Jennifer Marohasy has previously observed that some fairly well qualified scientists who are climate sceptics are often referred to in the media as unqualified, whereas completely unqualified alarmists get a free run.
With this said, see if you can fill in the blank as to who the latest ABC report uses as their expert:
... is sounding alarm bells about the risks from radioactive dust from the planned expansion [of a uranium mine].a) A Nobel Prize winning nuclear scientist
b) An internationally respected mining expert
c) A fully qualified TAFE science teacher or,
d) An Academy Award nominated documentary maker.
The answer, naturally is here.
The contentions made by this expert are all, unsurprisingly, pretty much a crock. An obvious one is his "grave concerns about BHP Billiton's ability to contain the 70 million tonnes of radioactive tailings he says will be dumped at the mine site each year."
Tailings, let's not forget, is the material left over after the uranium has been removed.
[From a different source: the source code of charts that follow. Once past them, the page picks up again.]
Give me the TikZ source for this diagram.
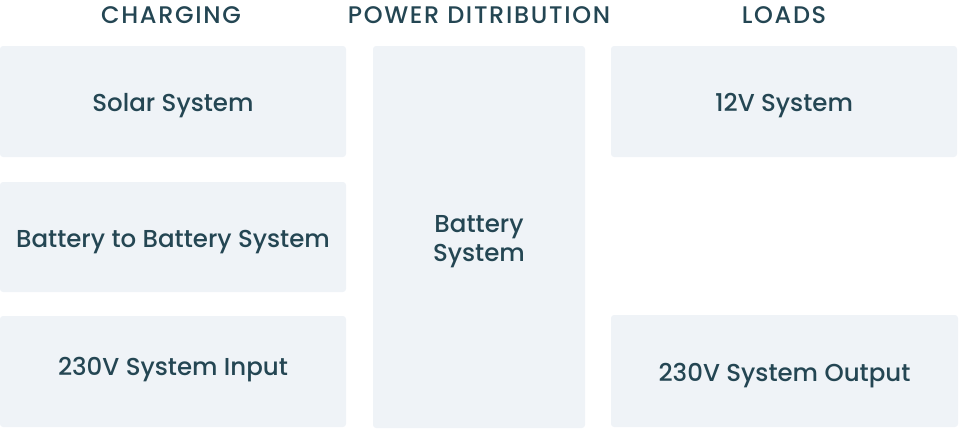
\documentclass[tikz,border=0pt]{standalone}
\usepackage{fontspec}
\setmainfont{Poppins}[UprightFont=* Medium, BoldFont=* SemiBold]
\usepackage{tikz}
\usetikzlibrary{positioning}
\definecolor{inktext}{HTML}{244653}
\definecolor{panelfill}{HTML}{EFF3F7}
\begin{document}
\begin{tikzpicture}[x=1pt, y=-1pt,
        panel/.style={rectangle, fill=panelfill, rounded corners=3pt, inner sep=0pt, align=center, text=inktext, text height=20pt, text depth=0pt, font=\fontsize{24.5}{29}\selectfont},
        header/.style={text=inktext, font=\fontsize{24}{24}\selectfont\addfontfeature{LetterSpace=7}, inner sep=0pt}
    ]
        \useasboundingbox (0,0) rectangle (965,429);
        % Column headers
        \node[header] (charging) at (171, 15) {CHARGING};
        \node[header] (distribution) at (479, 15) {POWER DITRIBUTION};
        \node[header] (loads) at (784, 15) {LOADS};

        % Charging sources
        \node[panel, minimum width=346pt, minimum height=111pt] (solar) at (173, 101.5) {Solar System};
        \node[panel, minimum width=346pt, minimum height=110pt] (btob) at (173, 237) {Battery to Battery System};
        \node[panel, minimum width=346pt, minimum height=111pt] (acin) at (173, 371.5) {\raisebox{6.5pt}{230V System Input}};

        % Distribution
        \node[panel, text height=48pt, minimum width=212pt, minimum height=382pt] (battery) at (479, 237) {Battery\\System};

        % Loads
        \node[panel, minimum width=346pt, minimum height=111pt] (dc) at (784, 101.5) {12V System};
        \node[panel, minimum width=347pt, minimum height=112pt] (acout) at (784.5, 371) {230V System Output};
    \end{tikzpicture}
\end{document}
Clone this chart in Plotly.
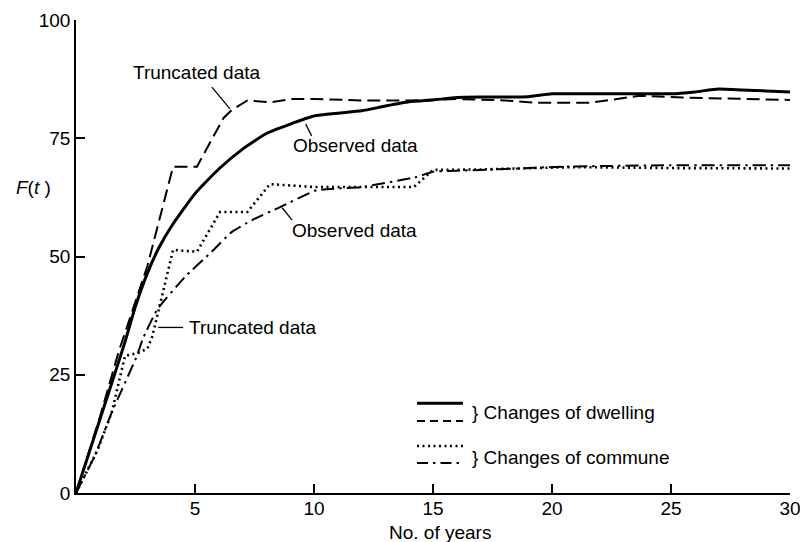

The tailings from the mine will probably contain less uranium than the soil it covers.
Another of his many bloopers: "It will have a much bigger impact than the Maralinga atomic tests that the British chief scientist assured us would not have an impact on our population and women in their 50s are now paying for it with breast cancers."
In fact, Maralinga - like Hiroshima and Nagasaki - is perfectly safe to visit in calm weather or during a sandstorm and no link between Maralinga and increased mortality has been established.
It's not a good idea to inhale it, and dust can be radioactive, but so can beach sand, granite kitchens, caves, air travel, bananas, brazil nuts, and human beings - to name just a few things.